Problem to solve »
Return the material below in full and exactly.

Collected data »
↓

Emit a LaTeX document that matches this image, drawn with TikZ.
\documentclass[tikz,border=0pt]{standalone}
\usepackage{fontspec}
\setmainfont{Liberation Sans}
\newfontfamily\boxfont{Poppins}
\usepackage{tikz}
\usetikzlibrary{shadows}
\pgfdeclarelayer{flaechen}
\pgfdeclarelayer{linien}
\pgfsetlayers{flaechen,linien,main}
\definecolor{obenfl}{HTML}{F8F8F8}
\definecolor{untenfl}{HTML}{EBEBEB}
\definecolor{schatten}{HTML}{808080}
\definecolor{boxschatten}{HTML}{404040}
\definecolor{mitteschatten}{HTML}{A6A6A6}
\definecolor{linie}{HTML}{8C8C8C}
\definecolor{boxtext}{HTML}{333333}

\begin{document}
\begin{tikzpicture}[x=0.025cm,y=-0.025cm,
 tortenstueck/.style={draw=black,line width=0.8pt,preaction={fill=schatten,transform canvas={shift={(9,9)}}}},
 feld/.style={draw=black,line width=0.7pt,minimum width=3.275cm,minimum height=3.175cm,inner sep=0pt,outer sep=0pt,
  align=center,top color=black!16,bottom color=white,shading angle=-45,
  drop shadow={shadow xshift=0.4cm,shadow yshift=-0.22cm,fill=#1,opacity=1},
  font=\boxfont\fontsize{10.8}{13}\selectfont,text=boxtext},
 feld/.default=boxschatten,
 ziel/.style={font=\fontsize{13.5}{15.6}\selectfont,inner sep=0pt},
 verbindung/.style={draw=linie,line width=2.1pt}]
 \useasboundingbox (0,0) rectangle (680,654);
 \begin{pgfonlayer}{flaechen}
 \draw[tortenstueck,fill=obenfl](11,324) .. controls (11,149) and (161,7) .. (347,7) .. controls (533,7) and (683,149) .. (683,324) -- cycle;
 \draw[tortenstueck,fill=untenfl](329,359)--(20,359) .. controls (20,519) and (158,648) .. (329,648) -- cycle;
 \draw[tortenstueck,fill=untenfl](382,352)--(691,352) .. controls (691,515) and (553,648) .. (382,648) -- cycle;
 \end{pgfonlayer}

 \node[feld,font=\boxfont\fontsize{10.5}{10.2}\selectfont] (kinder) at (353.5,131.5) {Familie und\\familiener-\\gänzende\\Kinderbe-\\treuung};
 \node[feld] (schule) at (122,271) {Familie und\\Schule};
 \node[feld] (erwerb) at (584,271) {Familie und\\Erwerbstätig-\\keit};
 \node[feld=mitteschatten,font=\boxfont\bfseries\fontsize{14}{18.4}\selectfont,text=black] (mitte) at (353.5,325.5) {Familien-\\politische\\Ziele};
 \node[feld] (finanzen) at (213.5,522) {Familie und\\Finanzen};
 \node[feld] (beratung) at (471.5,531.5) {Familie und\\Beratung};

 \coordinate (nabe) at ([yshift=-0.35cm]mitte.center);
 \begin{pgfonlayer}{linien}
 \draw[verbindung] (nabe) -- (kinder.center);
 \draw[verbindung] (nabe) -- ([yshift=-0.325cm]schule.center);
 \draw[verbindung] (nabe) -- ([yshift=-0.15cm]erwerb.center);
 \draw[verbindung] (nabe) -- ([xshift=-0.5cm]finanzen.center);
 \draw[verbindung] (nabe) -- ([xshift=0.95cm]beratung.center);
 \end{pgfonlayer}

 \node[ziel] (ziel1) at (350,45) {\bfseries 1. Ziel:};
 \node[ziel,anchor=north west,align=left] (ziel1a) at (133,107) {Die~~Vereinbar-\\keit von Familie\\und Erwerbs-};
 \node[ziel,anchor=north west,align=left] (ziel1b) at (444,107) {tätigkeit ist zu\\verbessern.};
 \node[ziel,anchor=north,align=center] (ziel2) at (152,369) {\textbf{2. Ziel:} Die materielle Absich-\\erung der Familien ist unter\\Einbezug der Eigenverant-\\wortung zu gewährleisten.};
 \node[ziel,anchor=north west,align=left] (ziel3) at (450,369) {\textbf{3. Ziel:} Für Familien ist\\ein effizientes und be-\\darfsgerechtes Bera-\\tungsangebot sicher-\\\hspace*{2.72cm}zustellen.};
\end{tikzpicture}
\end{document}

↑

Reply to the task »
Emit a LaTeX document that matches this image, drawn with TikZ.
\documentclass[tikz,border=0pt]{standalone}
\usepackage{fontspec}
\setmainfont{Liberation Sans}
\newfontfamily\boxfont{Poppins}
\usepackage{tikz}
\usetikzlibrary{shadows}
\pgfdeclarelayer{flaechen}
\pgfdeclarelayer{linien}
\pgfsetlayers{flaechen,linien,main}
\definecolor{obenfl}{HTML}{F8F8F8}
\definecolor{untenfl}{HTML}{EBEBEB}
\definecolor{schatten}{HTML}{808080}
\definecolor{boxschatten}{HTML}{404040}
\definecolor{mitteschatten}{HTML}{A6A6A6}
\definecolor{linie}{HTML}{8C8C8C}
\definecolor{boxtext}{HTML}{333333}

\begin{document}
\begin{tikzpicture}[x=0.025cm,y=-0.025cm,
 tortenstueck/.style={draw=black,line width=0.8pt,preaction={fill=schatten,transform canvas={shift={(9,9)}}}},
 feld/.style={draw=black,line width=0.7pt,minimum width=3.275cm,minimum height=3.175cm,inner sep=0pt,outer sep=0pt,
  align=center,top color=black!16,bottom color=white,shading angle=-45,
  drop shadow={shadow xshift=0.4cm,shadow yshift=-0.22cm,fill=#1,opacity=1},
  font=\boxfont\fontsize{10.8}{13}\selectfont,text=boxtext},
 feld/.default=boxschatten,
 ziel/.style={font=\fontsize{13.5}{15.6}\selectfont,inner sep=0pt},
 verbindung/.style={draw=linie,line width=2.1pt}]
 \useasboundingbox (0,0) rectangle (680,654);
 \begin{pgfonlayer}{flaechen}
 \draw[tortenstueck,fill=obenfl](11,324) .. controls (11,149) and (161,7) .. (347,7) .. controls (533,7) and (683,149) .. (683,324) -- cycle;
 \draw[tortenstueck,fill=untenfl](329,359)--(20,359) .. controls (20,519) and (158,648) .. (329,648) -- cycle;
 \draw[tortenstueck,fill=untenfl](382,352)--(691,352) .. controls (691,515) and (553,648) .. (382,648) -- cycle;
 \end{pgfonlayer}

 \node[feld,font=\boxfont\fontsize{10.5}{10.2}\selectfont] (kinder) at (353.5,131.5) {Familie und\\familiener-\\gänzende\\Kinderbe-\\treuung};
 \node[feld] (schule) at (122,271) {Familie und\\Schule};
 \node[feld] (erwerb) at (584,271) {Familie und\\Erwerbstätig-\\keit};
 \node[feld=mitteschatten,font=\boxfont\bfseries\fontsize{14}{18.4}\selectfont,text=black] (mitte) at (353.5,325.5) {Familien-\\politische\\Ziele};
 \node[feld] (finanzen) at (213.5,522) {Familie und\\Finanzen};
 \node[feld] (beratung) at (471.5,531.5) {Familie und\\Beratung};

 \coordinate (nabe) at ([yshift=-0.35cm]mitte.center);
 \begin{pgfonlayer}{linien}
 \draw[verbindung] (nabe) -- (kinder.center);
 \draw[verbindung] (nabe) -- ([yshift=-0.325cm]schule.center);
 \draw[verbindung] (nabe) -- ([yshift=-0.15cm]erwerb.center);
 \draw[verbindung] (nabe) -- ([xshift=-0.5cm]finanzen.center);
 \draw[verbindung] (nabe) -- ([xshift=0.95cm]beratung.center);
 \end{pgfonlayer}

 \node[ziel] (ziel1) at (350,45) {\bfseries 1. Ziel:};
 \node[ziel,anchor=north west,align=left] (ziel1a) at (133,107) {Die~~Vereinbar-\\keit von Familie\\und Erwerbs-};
 \node[ziel,anchor=north west,align=left] (ziel1b) at (444,107) {tätigkeit ist zu\\verbessern.};
 \node[ziel,anchor=north,align=center] (ziel2) at (152,369) {\textbf{2. Ziel:} Die materielle Absich-\\erung der Familien ist unter\\Einbezug der Eigenverant-\\wortung zu gewährleisten.};
 \node[ziel,anchor=north west,align=left] (ziel3) at (450,369) {\textbf{3. Ziel:} Für Familien ist\\ein effizientes und be-\\darfsgerechtes Bera-\\tungsangebot sicher-\\\hspace*{2.72cm}zustellen.};
\end{tikzpicture}
\end{document}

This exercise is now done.